Pears, Now With an Extra Helping of Pesticides, Join the Dirty Dozen™

Pesticides on conventionally grown pears have increased dramatically in recent years, according to the latest tests by the U.S. Department of Agriculture. The sharp rise has vaulted the fruit back on EWG’s Dirty Dozen™ list of fruits and vegetables most contaminated with pesticide residues. Pears now rank sixth on the list, up from 22nd previously.

In 2015, USDA’s tests of 668 samples of non-organic pears found:

  • The amount of pesticide residues on pears more than doubled since 2010, from 0.6 parts per million to 1.3 parts per million.
  • More than half of the pears tested had residues of five or more pesticides, compared to just 3 percent in 2010.
  • Overall, more than 20 pesticides were found on pear samples, up from nine pesticides in 2010.

The new pesticides detected on pears include fungicides, applied to control fungus and mold, as well as insecticides. This is troubling because there is very little research on the health effects of ingesting multiple pesticides.

All pear samples were thoroughly washed before testing. The majority of pears tested were grow in the United States, not imported. 

The four pesticides detected in the highest concentrations were all fungicides, which can be applied late in the growing season or even after pears are harvested to keep them from spoiling during storage. The average amount of pesticides found on pears was greater than that on other tree fruit crops, including peaches, nectarines, apples and cherries, which are all on the Dirty Dozen list.

Among the pesticides detected on conventionally grown pears in 2015 were:

  • Carbendazim, found on more than one-fourth of samples, a chemical that is toxic to the male reproductive system and a suspected hormone disruptor.
  • Diphenylamine, found on about one in eight samples. This chemical is banned in Europe because of concerns that it could form cancer-causing nitrosamines during storage or when pears are cooked.
  • The bee-killing insecticides acetamiprid and imidacloprid, found on about one in seven and one in 12 samples, respectively.

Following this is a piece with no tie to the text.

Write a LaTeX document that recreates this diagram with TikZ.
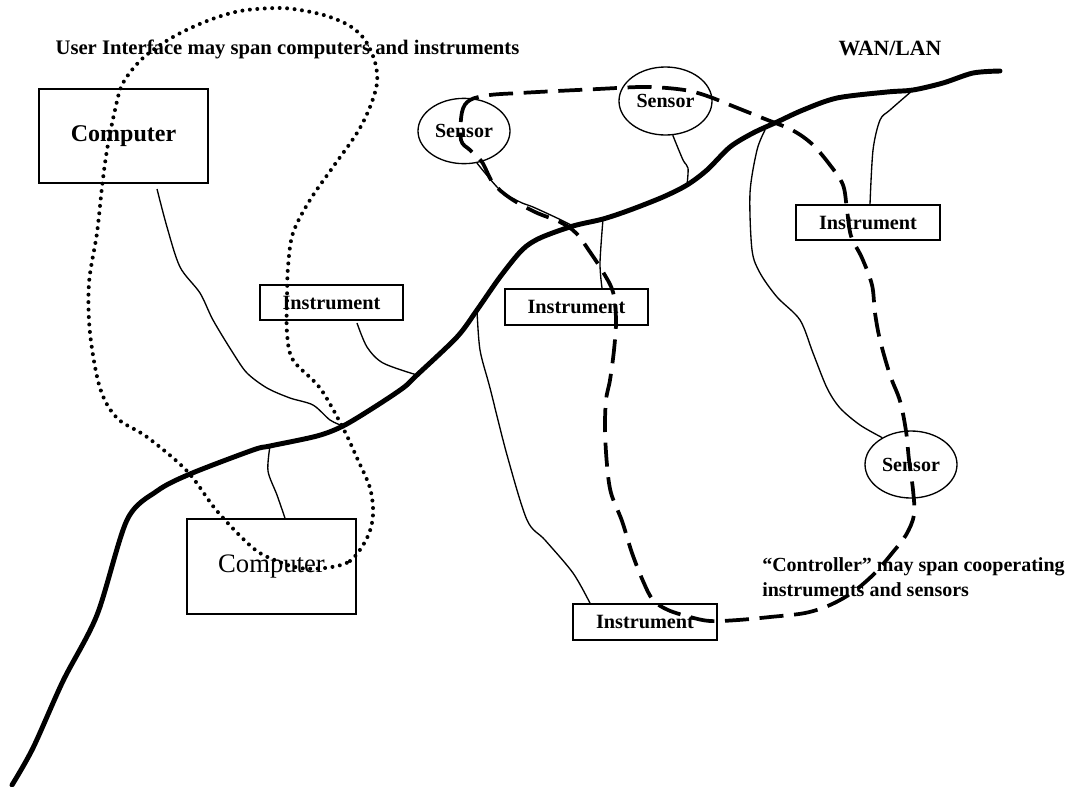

But not all trends in pesticide use on pears are negative. Over the past two decades, the EPA has restricted the use of highly toxic organophosphate and carbamate pesticides. EWG detected three highly toxic insecticides in baby food in 1995, and USDA found two of these (azinphos-methyl and formetanate hydrochloride) on fresh pear samples in 2009.

EWG recently reviewed changes in pesticide residues detected in baby food, including pear purees. As we expected, the highly toxic insecticides we found in 1995 are no longer present. But many baby food purees, including more than one-third of pear baby foods, still have too many pesticide residues to be sold in Europe. European Union laws prohibit finished food products from having more than 10 parts per billion of any pesticide.